4. “How to use Github effectively”
Having designed my first shared Github repo, commented all my code thoroughly and pushed the four files out through RStudio, I sat back and watched as a collaborator completely changed the format. However, the system that he used was a vast improvement on how I had designed the file structure, and was based around this project.
5. “How to respond to reviewers’ comments”
Andrew Hendry at EcoEvoEvoEco just published a great guide to responding to reviewers’ comments. This peculiar aspect of academic culture is as much a ritualised dance as it is an intellectual exchange, and involves a specific style and format of writing with which publishing novices may not be familiar.
6. “How to write a literature review”
Among the non-scientists that I follow on Twitter, Raul Pacheco crops up time and time again with useful writing tips. He recently wrote a piece on some interesting tips for literature reviews, which is an area of writing with which I know many students struggle. Too often students simply list papers and their findings with a vague categorisation, but Raul offers some more in-depth techniques for organisation concepts.
7. “How to help fight sexism in academia”
The Twitterverse has provided a host of great articles on how to combat discrimination in academia.
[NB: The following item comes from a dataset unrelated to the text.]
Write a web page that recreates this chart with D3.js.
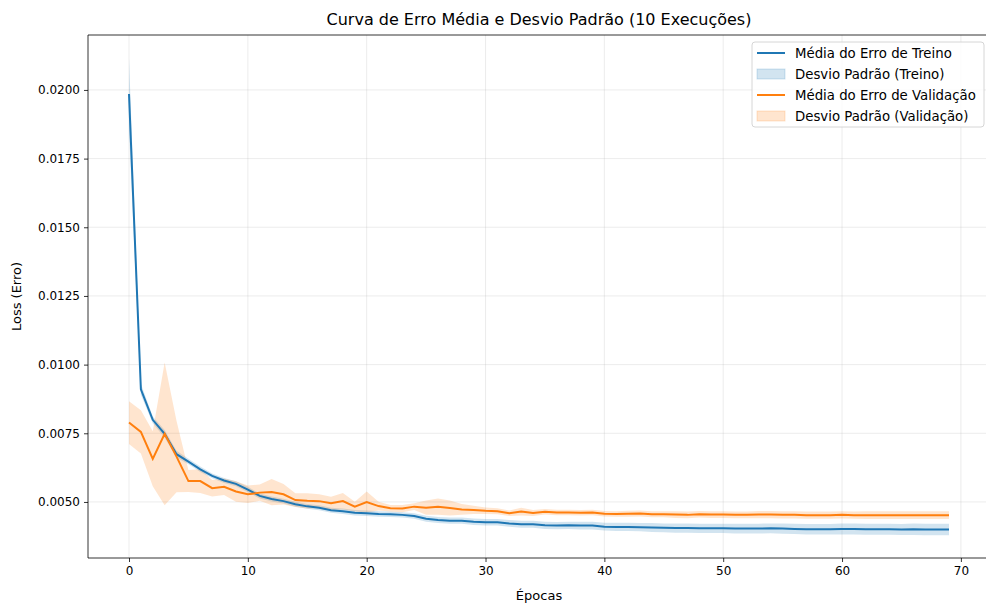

Tenure, She Wrote is a fascinating blog for a male academic to read, and in particular this post on how to avoid (often unintentional) sexist behaviour. You can also check your implicit bias (try the Gender-Science IAT).
8. “How to make your publications more accessible”
Self-archiving is an easy and effective way to increase the number of people who can read your papers. By getting around paywalls (legally, of course), you can potentially increase citation rates as well. There is a good guide to self-archiving here, and one of my own papers makes the case and provides examples here. I use Figshare to archive individual files because it is free and offers analytics on views/downloads, Kudos to aggregate Figshare files and other content associated with particular papers, and a Weebly website to add other information.
9. “How to make your work reproducible”
Reproducibility has been the bane of psychological sciences over the past few years, and now there is growing interest in ensuring that work is transparent and open so that findings can be checked. The British Ecological Society’s Macroecology special interest group had a session on reproducibility and the results can be seen on the Methods in Ecology and Evolution blog.